Another common avenue for advertising is through the gym itself. While this doesn’t reach potential new customers as efficiently as having a social media presence, it is effective at turning first-time visitors into members. Gyms offer sign-up deals, class discounts, new member perks, and countless other benefits to get new members on board.
For a lot of these people, climbing can be intimidating and difficult to dive into. The perk of being a full-service facility, however, is that new members can be eased into climbing while taking full advantage of other services. According to Steward, “[We] market our entry-level fitness classes (especially yoga) to our newer customers so they know they have a good place to start.” These types of strategies are what can help a climbing gym bring in, and keep, customers who are new to climbing.
In addition to gaining new members, in-gym advertising helps the gym promote what is happening at their facility and what people should be aware of: classes, maintenance, new routes, etc. “Our most effective type of advertising is word of mouth,” said Pound. All of this is done to improve member experience and thus to help retain members.
While all of this is effective, what else can gyms do to advertise, especially to customers who are new to climbing as a sport? According to Dean Wenstrand, Online Marketing Manager for Looker a business analytics company based in Santa Cruz, California, “Paid search advertising is going to be a core strategy for these companies.” Paid search advertising, or search engine marketing, can take a variety of forms.
One avenue is to hire marketing companies to put the businesses name at the top of search results that match certain keywords relevant to climbing. Companies can also pay to have advertisements on the search engine itself. According to Wenstrand, this is one of the most effective advertising tools that small companies can use.
Another effective way to turn up in search results is to pitch a story to a local newspaper editor, local TV network or regional travel promotion organization.
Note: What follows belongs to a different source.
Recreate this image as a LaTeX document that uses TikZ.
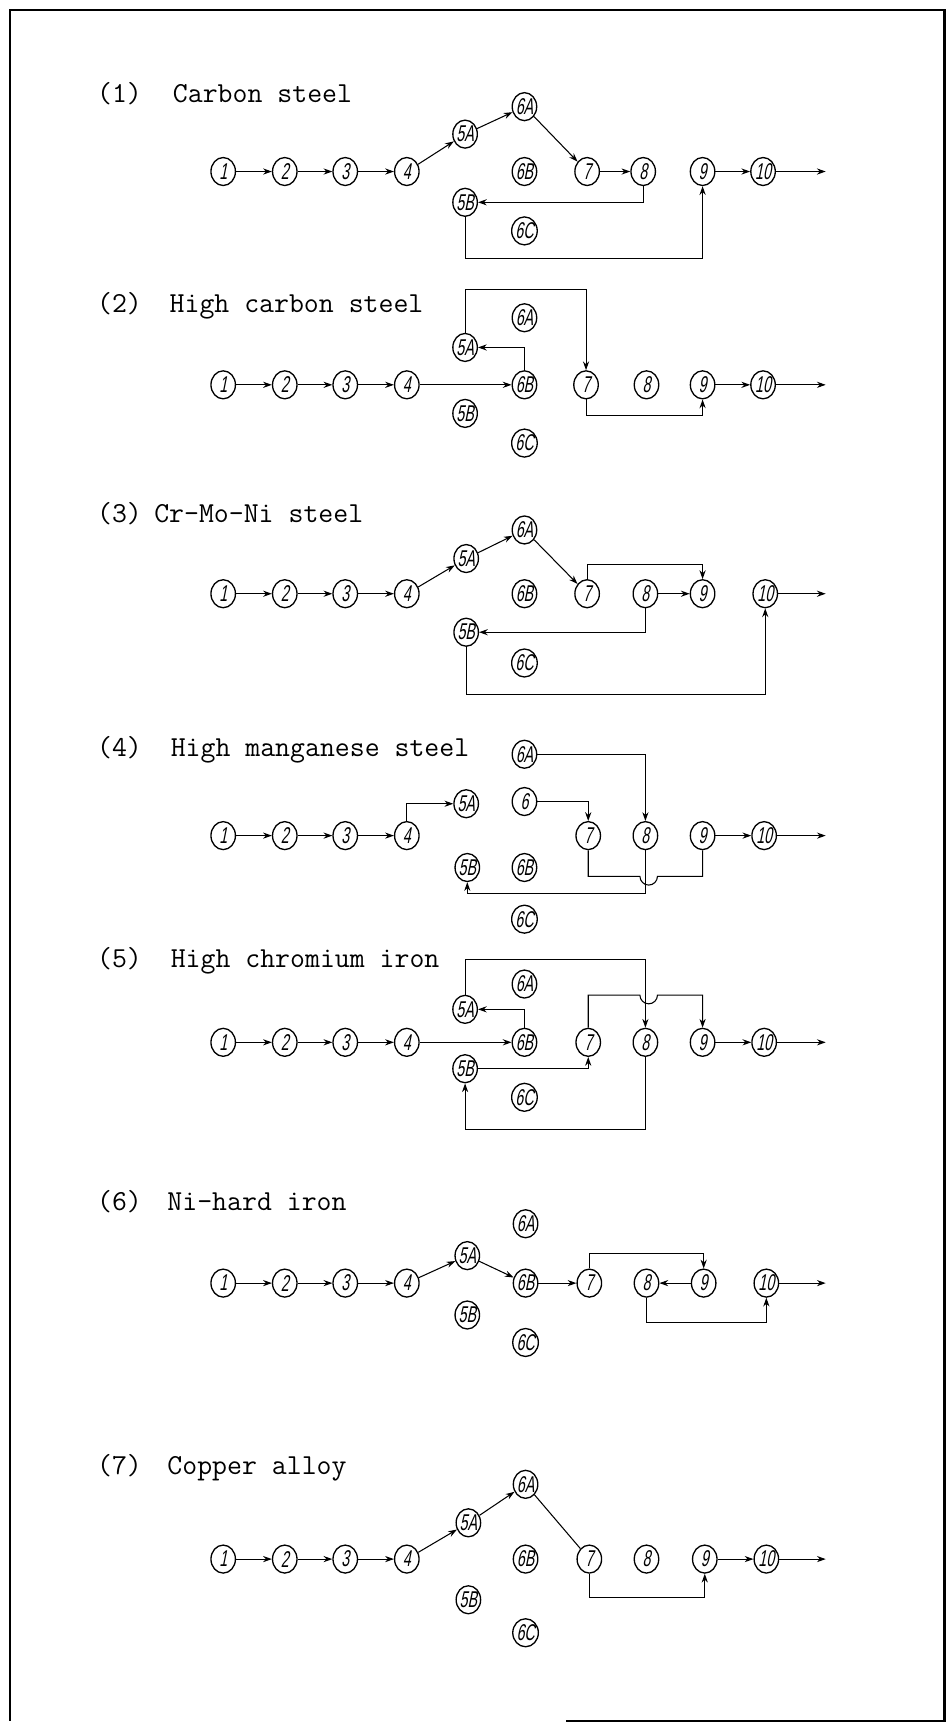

These media outlets are always hungry for stories and businesses to highlight. With a little legwork you could get a story on how climbing gyms are great rainy day activities, a profile of a member that used climbing to have fun and get in shape, or a feature story about upcoming events at the gym. In a addition to the immediate benefits of the news coverage, thanks to the internet the benefit will be long term; if someone Googles ‘fun family activities in my town’, the climbing gym could pop up in article about local recreation activities.
As the indoor climbing market has grown, the business side of climbing has grown up too. Finding innovative and cost effective strategies to find and retain new members has come a long way, but has lots of room to grow.